The West Antarctic Ice Sheet Is Underpinned By High Geothermal Heat Flows, according to a new UC Santa Cruz Study
A new study conducted on the West Antarctic Ice Sheet suggests that one factor that may lead to its melting is the heat flow beneath it.
Geothermal sources are the underpinning of the unusually high amounts of heat flows at the base of the West Antarctic Ice Sheet.

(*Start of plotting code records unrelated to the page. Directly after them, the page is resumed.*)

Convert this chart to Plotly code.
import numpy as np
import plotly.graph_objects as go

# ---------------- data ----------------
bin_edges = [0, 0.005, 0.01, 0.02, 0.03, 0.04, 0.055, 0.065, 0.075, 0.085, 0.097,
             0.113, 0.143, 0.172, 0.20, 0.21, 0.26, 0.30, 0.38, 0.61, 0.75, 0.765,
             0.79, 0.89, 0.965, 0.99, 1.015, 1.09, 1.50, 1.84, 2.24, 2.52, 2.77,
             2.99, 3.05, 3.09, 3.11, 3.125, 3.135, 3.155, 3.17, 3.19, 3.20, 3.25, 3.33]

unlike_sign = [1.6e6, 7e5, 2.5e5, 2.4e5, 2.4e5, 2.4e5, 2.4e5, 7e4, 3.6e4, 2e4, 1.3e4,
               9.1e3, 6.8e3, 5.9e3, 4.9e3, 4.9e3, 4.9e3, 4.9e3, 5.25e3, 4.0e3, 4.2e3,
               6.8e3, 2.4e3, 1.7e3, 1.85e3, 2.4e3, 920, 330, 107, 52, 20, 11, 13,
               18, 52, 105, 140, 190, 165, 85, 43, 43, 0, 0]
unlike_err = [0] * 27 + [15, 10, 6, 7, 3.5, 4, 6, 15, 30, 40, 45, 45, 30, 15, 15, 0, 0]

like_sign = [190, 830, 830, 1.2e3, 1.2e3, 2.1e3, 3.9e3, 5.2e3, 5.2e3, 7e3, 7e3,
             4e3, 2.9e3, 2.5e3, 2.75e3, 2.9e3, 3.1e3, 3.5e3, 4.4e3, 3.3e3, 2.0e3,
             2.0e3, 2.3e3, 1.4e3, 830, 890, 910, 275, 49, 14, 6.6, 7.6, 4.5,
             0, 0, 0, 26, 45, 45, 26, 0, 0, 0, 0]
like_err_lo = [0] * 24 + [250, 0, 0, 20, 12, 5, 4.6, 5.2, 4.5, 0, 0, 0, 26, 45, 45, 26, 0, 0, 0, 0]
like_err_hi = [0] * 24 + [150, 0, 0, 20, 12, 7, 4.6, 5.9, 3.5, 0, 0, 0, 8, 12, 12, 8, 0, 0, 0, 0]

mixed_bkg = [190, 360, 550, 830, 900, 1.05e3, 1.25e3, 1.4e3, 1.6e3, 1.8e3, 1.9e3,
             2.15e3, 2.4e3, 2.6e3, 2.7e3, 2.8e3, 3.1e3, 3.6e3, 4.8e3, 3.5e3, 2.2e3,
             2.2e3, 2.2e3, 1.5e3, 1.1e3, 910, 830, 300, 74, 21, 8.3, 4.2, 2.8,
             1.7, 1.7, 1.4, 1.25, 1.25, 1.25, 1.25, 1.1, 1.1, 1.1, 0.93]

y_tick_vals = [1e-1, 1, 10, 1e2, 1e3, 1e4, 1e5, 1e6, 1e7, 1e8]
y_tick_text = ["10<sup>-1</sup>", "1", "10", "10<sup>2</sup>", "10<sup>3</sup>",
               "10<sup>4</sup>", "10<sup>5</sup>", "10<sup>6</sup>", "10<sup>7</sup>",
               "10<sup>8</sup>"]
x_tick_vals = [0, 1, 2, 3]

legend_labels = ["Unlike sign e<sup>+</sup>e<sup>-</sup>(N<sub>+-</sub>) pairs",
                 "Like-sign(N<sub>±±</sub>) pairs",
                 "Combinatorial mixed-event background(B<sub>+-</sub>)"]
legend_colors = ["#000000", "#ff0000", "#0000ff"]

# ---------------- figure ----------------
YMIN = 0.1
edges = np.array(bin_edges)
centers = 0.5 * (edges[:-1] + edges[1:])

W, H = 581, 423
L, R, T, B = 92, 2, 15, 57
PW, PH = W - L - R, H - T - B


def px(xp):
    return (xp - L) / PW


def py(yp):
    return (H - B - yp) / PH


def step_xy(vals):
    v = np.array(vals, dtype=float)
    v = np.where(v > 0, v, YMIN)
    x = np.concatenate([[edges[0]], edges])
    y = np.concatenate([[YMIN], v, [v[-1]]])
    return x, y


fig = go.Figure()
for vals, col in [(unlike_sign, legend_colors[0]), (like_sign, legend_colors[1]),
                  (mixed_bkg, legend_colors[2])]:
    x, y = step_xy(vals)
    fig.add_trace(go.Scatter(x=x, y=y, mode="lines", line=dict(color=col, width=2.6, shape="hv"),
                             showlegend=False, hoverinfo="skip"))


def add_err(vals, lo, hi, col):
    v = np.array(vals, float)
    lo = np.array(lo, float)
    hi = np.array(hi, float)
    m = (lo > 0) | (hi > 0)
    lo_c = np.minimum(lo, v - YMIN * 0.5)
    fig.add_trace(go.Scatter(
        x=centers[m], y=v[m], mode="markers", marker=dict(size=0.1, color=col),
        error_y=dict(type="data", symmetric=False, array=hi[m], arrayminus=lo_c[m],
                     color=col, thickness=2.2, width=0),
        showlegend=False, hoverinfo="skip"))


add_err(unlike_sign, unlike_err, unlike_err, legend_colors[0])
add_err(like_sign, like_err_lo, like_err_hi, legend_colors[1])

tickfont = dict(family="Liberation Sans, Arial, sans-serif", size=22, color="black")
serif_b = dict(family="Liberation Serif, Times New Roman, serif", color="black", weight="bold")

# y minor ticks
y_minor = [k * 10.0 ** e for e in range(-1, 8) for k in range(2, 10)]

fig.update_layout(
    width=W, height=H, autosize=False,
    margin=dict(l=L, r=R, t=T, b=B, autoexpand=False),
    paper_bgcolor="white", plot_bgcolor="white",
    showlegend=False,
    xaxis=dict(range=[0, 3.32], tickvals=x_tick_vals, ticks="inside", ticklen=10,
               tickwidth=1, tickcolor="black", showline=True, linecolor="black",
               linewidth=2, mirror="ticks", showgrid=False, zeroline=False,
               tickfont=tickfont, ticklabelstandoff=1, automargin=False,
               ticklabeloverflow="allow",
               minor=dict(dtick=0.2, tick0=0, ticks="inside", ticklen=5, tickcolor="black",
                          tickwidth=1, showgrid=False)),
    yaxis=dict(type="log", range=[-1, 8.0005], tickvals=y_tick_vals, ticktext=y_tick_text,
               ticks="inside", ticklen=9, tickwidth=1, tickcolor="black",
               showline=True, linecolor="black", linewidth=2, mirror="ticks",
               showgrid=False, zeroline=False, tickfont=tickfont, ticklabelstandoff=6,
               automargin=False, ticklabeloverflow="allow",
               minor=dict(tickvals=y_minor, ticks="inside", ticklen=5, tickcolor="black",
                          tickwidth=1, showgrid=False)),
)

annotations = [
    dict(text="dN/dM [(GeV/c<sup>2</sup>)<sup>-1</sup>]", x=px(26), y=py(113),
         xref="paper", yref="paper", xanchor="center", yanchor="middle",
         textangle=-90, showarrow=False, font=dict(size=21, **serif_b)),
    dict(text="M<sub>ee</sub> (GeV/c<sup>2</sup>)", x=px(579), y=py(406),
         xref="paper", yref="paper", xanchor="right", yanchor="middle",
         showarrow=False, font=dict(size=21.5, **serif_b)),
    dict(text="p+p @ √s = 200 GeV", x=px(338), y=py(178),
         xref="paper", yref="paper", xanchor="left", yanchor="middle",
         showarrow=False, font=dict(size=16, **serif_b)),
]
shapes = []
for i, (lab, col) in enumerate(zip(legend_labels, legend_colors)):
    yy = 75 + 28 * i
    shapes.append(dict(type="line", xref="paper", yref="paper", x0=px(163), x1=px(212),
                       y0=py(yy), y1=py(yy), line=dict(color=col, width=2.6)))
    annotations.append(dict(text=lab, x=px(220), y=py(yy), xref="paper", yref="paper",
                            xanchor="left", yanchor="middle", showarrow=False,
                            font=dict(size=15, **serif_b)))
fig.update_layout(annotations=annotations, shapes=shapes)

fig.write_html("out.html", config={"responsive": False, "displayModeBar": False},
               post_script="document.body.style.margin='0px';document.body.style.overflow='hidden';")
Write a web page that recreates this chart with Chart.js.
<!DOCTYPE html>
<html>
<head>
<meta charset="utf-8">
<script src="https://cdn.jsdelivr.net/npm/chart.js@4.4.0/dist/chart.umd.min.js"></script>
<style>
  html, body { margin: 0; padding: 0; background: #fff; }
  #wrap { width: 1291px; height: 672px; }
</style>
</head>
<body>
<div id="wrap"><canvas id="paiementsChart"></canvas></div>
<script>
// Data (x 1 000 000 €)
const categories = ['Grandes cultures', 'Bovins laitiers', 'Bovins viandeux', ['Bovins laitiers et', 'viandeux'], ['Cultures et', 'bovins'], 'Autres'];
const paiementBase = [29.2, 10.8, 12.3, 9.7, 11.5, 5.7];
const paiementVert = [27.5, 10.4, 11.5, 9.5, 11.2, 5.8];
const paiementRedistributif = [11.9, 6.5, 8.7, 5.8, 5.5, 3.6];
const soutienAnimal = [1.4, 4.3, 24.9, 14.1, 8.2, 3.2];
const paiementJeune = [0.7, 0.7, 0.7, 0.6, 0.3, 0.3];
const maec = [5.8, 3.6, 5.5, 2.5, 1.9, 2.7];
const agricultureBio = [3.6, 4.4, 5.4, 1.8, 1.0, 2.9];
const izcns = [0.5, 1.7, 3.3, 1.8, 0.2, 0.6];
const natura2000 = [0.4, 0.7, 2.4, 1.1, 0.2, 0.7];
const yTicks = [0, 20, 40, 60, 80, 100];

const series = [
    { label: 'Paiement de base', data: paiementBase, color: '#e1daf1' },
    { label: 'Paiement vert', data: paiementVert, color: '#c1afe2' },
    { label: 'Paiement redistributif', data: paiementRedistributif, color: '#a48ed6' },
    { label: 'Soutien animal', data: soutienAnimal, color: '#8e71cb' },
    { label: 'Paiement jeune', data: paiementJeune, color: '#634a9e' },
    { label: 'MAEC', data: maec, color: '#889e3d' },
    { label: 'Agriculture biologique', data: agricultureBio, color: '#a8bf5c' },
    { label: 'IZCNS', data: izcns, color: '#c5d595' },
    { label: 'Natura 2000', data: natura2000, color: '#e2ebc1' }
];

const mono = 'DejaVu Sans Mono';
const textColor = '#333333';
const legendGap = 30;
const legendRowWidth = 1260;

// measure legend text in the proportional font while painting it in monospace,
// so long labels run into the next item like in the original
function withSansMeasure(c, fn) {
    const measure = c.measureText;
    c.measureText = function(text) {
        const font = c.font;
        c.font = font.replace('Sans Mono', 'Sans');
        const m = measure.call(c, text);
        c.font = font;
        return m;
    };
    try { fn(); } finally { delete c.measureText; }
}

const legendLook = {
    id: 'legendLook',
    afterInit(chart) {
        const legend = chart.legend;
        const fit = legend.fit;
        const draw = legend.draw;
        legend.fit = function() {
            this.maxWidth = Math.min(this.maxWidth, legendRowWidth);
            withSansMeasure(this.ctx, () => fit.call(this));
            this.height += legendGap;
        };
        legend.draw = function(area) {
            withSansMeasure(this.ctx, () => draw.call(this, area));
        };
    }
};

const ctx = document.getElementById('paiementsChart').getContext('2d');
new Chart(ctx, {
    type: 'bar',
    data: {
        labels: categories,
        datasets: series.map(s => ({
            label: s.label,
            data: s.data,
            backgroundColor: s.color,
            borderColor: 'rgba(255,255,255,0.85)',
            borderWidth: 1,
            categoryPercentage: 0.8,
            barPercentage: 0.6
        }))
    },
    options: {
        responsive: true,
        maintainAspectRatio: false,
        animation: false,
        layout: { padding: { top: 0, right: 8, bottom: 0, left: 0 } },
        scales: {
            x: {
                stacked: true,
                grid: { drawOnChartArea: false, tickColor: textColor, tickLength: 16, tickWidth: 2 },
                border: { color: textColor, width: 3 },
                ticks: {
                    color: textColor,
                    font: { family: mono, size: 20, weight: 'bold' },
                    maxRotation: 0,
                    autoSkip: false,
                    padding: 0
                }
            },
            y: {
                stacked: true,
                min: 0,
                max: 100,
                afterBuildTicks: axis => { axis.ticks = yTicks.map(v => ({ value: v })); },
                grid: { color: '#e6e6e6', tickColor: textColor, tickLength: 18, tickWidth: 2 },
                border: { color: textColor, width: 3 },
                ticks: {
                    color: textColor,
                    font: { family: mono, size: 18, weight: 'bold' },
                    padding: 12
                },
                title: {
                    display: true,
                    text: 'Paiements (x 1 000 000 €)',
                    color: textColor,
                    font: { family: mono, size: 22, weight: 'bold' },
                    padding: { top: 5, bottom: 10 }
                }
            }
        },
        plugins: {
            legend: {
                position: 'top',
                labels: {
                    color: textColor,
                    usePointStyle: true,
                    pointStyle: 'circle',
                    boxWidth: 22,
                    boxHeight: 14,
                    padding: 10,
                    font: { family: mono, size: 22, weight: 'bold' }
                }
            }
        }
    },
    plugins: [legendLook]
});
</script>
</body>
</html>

The study, conducted by scientists at UC Santa Cruz brings a new body of data for analyzing the rapid decline of the Ice Sheet during the past ten years.
Of course, there is a multitude of studies dealing with the advanced melting of the West Antarctic Ice Sheet, yet the UC Santa Cruz research, led by Andrew Fisher – Professor of Earth and Planetary Sciences at the same University, does not pitch geothermal heating as a cause of ice loss.
Rather, it looks at geothermal heating as a pre-existent slow-working factor which, combined with a multitude of others may lead to further ice loss in the West Antarctic Ice Sheet.
As Professor Fisher explained:
“The ice sheet developed and evolved with the geothermal heat flux coming up from below-it’s part of the system. But this could help explain why the ice sheet is so unstable. When you add the effects of global warming, things can start to change quickly”.
Looking into geothermal sources that spark the high heat flow underneath the West Antarctic Ice Sheet may provide insight on the development of lakes also underpinning the ice sheet. Lakes and streams forming beneath the West Antarctic are lubricating the ice streams’ motion, carrying them to the onto the ice shelves. But too much water is detrimental to the West Antarctic Ice Sheet.
Collapsing and melting are incumbent if the volume of heat flows beneath the West Antarctic Ice sheet surpasses certain levels. Nonetheless, the measurements on which the UC Santa Cruz study is based are representative of only one location. Thus, the team warned that it is possible the values of the high heat flow varies from other locations across the West Antarctic Ice Sheet.
“This is the first geothermal heat flux measurement made below the west Antarctic ice sheet, so we don’t know how localized these warm geothermal conditions might be. This is a region where there is volcanic activity, so this measurement may be due to a local heat source in the crust”,
added Professor Andrew Fischer.
The UC Santa Cruz study was conducted as part of the Antarctic drilling project titled WISSARD and financially supported by the National Science Foundation.
The specific location referred to in the study is the Subglacial Lake Whillans, found underneath the ice, at half a mile depth. A thermal probe, designed at the UC Santa Cruz laboratories, was lowered in the sediments beneath Lake Whillans.
Here, different depth measurements held different temperatures, representative for a change rate five times that of continental temperature change. Thus, the geothermal sparked high heat flows came to the attention of the team.
The UC Santa Cruz study is complementary to other recent studies that have looked at the warm ocean currents flowing beneath the ice sheet and accelerating the loss of ice in the West Antarctic Ice sheet, known to be more unstable.
The results of the study have been published in the July 10th issue of Science Advances journal.